Keep the pictures out of the copy and print all the entries below exactly.

-------- DATA ROWS

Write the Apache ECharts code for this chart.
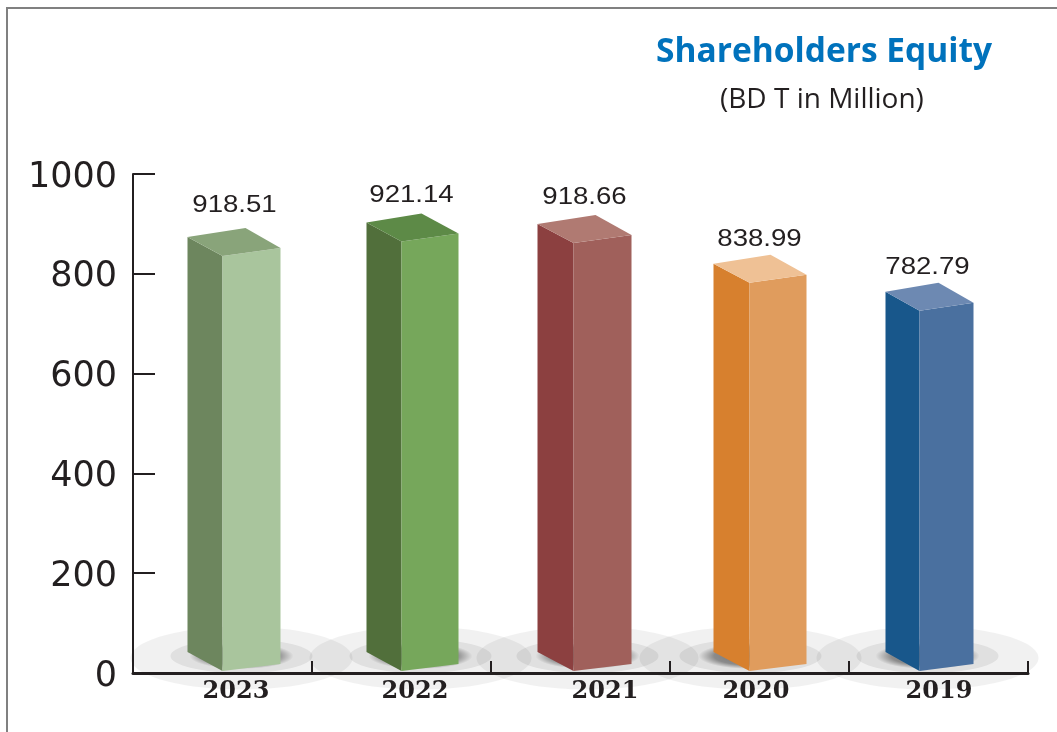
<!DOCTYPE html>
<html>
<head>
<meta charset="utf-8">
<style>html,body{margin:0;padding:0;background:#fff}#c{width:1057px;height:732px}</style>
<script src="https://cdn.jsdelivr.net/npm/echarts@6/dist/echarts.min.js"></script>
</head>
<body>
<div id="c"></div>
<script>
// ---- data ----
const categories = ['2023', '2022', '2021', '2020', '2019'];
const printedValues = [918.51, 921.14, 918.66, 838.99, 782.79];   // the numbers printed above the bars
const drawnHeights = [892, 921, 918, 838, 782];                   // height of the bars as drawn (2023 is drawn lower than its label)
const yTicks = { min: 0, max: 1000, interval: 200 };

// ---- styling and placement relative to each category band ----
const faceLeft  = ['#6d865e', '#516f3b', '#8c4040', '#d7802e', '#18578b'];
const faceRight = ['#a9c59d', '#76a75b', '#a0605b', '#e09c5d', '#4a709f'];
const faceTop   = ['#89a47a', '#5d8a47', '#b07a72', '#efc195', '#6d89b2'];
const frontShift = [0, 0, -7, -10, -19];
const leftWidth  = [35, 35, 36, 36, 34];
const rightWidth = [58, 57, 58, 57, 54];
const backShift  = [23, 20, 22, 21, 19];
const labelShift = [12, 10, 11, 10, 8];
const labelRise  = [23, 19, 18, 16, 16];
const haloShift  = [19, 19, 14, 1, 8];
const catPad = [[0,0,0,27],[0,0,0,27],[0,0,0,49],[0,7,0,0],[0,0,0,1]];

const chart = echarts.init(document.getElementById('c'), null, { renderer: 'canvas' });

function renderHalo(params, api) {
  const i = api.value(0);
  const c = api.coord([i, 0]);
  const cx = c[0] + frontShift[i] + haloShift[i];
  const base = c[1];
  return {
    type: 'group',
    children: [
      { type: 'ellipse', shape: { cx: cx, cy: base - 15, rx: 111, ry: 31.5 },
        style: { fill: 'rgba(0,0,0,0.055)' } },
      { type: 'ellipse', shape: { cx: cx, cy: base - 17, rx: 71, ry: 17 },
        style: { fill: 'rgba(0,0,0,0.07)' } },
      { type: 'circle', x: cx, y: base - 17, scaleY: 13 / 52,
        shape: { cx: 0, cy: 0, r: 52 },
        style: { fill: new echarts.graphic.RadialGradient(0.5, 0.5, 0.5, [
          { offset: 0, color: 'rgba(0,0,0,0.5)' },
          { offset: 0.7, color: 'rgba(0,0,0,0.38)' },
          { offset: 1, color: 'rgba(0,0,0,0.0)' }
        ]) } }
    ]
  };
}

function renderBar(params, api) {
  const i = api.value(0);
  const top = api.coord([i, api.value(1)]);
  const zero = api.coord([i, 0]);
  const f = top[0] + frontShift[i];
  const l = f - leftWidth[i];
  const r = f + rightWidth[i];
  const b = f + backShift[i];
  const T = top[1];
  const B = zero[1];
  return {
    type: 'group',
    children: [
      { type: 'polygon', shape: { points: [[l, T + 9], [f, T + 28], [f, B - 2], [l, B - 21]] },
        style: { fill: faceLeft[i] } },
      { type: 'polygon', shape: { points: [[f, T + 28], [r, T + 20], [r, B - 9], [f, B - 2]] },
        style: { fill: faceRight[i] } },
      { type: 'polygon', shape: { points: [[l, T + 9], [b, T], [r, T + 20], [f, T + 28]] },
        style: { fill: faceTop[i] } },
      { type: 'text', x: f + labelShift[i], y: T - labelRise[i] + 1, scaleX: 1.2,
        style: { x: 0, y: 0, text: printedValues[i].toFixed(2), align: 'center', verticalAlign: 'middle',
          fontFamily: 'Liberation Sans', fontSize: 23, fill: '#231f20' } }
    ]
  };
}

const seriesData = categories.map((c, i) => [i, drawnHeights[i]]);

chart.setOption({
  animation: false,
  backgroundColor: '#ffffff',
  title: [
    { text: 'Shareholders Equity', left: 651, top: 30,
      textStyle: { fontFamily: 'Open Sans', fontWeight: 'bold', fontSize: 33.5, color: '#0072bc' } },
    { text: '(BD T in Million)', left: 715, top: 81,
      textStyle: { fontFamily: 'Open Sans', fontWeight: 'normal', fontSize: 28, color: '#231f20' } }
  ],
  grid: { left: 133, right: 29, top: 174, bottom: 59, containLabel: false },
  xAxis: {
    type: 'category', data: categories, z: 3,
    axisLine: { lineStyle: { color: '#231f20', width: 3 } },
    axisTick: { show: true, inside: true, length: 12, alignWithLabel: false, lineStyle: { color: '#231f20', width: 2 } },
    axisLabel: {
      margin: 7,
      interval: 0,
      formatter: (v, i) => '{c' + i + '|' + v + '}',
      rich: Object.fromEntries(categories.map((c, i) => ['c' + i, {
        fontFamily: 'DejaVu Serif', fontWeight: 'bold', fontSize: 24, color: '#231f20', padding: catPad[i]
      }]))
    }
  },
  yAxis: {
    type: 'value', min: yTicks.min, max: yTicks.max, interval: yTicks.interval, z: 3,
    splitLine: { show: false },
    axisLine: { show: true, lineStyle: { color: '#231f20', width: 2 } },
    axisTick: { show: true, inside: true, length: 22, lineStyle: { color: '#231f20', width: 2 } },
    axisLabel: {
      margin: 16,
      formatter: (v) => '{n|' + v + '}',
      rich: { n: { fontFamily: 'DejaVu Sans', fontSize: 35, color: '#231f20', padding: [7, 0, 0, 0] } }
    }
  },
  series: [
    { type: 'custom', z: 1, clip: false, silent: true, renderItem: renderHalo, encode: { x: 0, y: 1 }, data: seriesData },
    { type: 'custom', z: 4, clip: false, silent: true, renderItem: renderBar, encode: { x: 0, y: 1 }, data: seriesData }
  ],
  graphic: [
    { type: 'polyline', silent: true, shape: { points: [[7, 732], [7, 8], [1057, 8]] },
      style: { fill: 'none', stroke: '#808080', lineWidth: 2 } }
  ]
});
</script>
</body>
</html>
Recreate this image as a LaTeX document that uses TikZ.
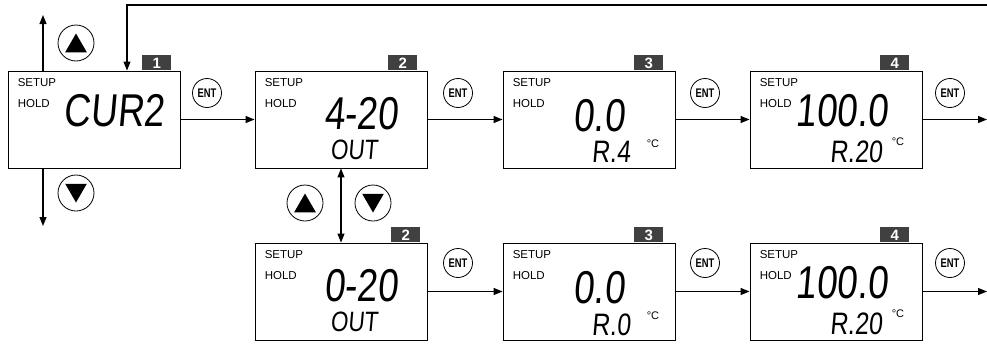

----------------

FINAL RESULT:
Write the Apache ECharts code for this chart.
<!DOCTYPE html>
<html>
<head>
<meta charset="utf-8">
<style>html,body{margin:0;padding:0;background:#fff}#c{width:1057px;height:732px}</style>
<script src="https://cdn.jsdelivr.net/npm/echarts@6/dist/echarts.min.js"></script>
</head>
<body>
<div id="c"></div>
<script>
// ---- data ----
const categories = ['2023', '2022', '2021', '2020', '2019'];
const printedValues = [918.51, 921.14, 918.66, 838.99, 782.79];   // the numbers printed above the bars
const drawnHeights = [892, 921, 918, 838, 782];                   // height of the bars as drawn (2023 is drawn lower than its label)
const yTicks = { min: 0, max: 1000, interval: 200 };

// ---- styling and placement relative to each category band ----
const faceLeft  = ['#6d865e', '#516f3b', '#8c4040', '#d7802e', '#18578b'];
const faceRight = ['#a9c59d', '#76a75b', '#a0605b', '#e09c5d', '#4a709f'];
const faceTop   = ['#89a47a', '#5d8a47', '#b07a72', '#efc195', '#6d89b2'];
const frontShift = [0, 0, -7, -10, -19];
const leftWidth  = [35, 35, 36, 36, 34];
const rightWidth = [58, 57, 58, 57, 54];
const backShift  = [23, 20, 22, 21, 19];
const labelShift = [12, 10, 11, 10, 8];
const labelRise  = [23, 19, 18, 16, 16];
const haloShift  = [19, 19, 14, 1, 8];
const catPad = [[0,0,0,27],[0,0,0,27],[0,0,0,49],[0,7,0,0],[0,0,0,1]];

const chart = echarts.init(document.getElementById('c'), null, { renderer: 'canvas' });

function renderHalo(params, api) {
  const i = api.value(0);
  const c = api.coord([i, 0]);
  const cx = c[0] + frontShift[i] + haloShift[i];
  const base = c[1];
  return {
    type: 'group',
    children: [
      { type: 'ellipse', shape: { cx: cx, cy: base - 15, rx: 111, ry: 31.5 },
        style: { fill: 'rgba(0,0,0,0.055)' } },
      { type: 'ellipse', shape: { cx: cx, cy: base - 17, rx: 71, ry: 17 },
        style: { fill: 'rgba(0,0,0,0.07)' } },
      { type: 'circle', x: cx, y: base - 17, scaleY: 13 / 52,
        shape: { cx: 0, cy: 0, r: 52 },
        style: { fill: new echarts.graphic.RadialGradient(0.5, 0.5, 0.5, [
          { offset: 0, color: 'rgba(0,0,0,0.5)' },
          { offset: 0.7, color: 'rgba(0,0,0,0.38)' },
          { offset: 1, color: 'rgba(0,0,0,0.0)' }
        ]) } }
    ]
  };
}

function renderBar(params, api) {
  const i = api.value(0);
  const top = api.coord([i, api.value(1)]);
  const zero = api.coord([i, 0]);
  const f = top[0] + frontShift[i];
  const l = f - leftWidth[i];
  const r = f + rightWidth[i];
  const b = f + backShift[i];
  const T = top[1];
  const B = zero[1];
  return {
    type: 'group',
    children: [
      { type: 'polygon', shape: { points: [[l, T + 9], [f, T + 28], [f, B - 2], [l, B - 21]] },
        style: { fill: faceLeft[i] } },
      { type: 'polygon', shape: { points: [[f, T + 28], [r, T + 20], [r, B - 9], [f, B - 2]] },
        style: { fill: faceRight[i] } },
      { type: 'polygon', shape: { points: [[l, T + 9], [b, T], [r, T + 20], [f, T + 28]] },
        style: { fill: faceTop[i] } },
      { type: 'text', x: f + labelShift[i], y: T - labelRise[i] + 1, scaleX: 1.2,
        style: { x: 0, y: 0, text: printedValues[i].toFixed(2), align: 'center', verticalAlign: 'middle',
          fontFamily: 'Liberation Sans', fontSize: 23, fill: '#231f20' } }
    ]
  };
}

const seriesData = categories.map((c, i) => [i, drawnHeights[i]]);

chart.setOption({
  animation: false,
  backgroundColor: '#ffffff',
  title: [
    { text: 'Shareholders Equity', left: 651, top: 30,
      textStyle: { fontFamily: 'Open Sans', fontWeight: 'bold', fontSize: 33.5, color: '#0072bc' } },
    { text: '(BD T in Million)', left: 715, top: 81,
      textStyle: { fontFamily: 'Open Sans', fontWeight: 'normal', fontSize: 28, color: '#231f20' } }
  ],
  grid: { left: 133, right: 29, top: 174, bottom: 59, containLabel: false },
  xAxis: {
    type: 'category', data: categories, z: 3,
    axisLine: { lineStyle: { color: '#231f20', width: 3 } },
    axisTick: { show: true, inside: true, length: 12, alignWithLabel: false, lineStyle: { color: '#231f20', width: 2 } },
    axisLabel: {
      margin: 7,
      interval: 0,
      formatter: (v, i) => '{c' + i + '|' + v + '}',
      rich: Object.fromEntries(categories.map((c, i) => ['c' + i, {
        fontFamily: 'DejaVu Serif', fontWeight: 'bold', fontSize: 24, color: '#231f20', padding: catPad[i]
      }]))
    }
  },
  yAxis: {
    type: 'value', min: yTicks.min, max: yTicks.max, interval: yTicks.interval, z: 3,
    splitLine: { show: false },
    axisLine: { show: true, lineStyle: { color: '#231f20', width: 2 } },
    axisTick: { show: true, inside: true, length: 22, lineStyle: { color: '#231f20', width: 2 } },
    axisLabel: {
      margin: 16,
      formatter: (v) => '{n|' + v + '}',
      rich: { n: { fontFamily: 'DejaVu Sans', fontSize: 35, color: '#231f20', padding: [7, 0, 0, 0] } }
    }
  },
  series: [
    { type: 'custom', z: 1, clip: false, silent: true, renderItem: renderHalo, encode: { x: 0, y: 1 }, data: seriesData },
    { type: 'custom', z: 4, clip: false, silent: true, renderItem: renderBar, encode: { x: 0, y: 1 }, data: seriesData }
  ],
  graphic: [
    { type: 'polyline', silent: true, shape: { points: [[7, 732], [7, 8], [1057, 8]] },
      style: { fill: 'none', stroke: '#808080', lineWidth: 2 } }
  ]
});
</script>
</body>
</html>
Recreate this image as a LaTeX document that uses TikZ.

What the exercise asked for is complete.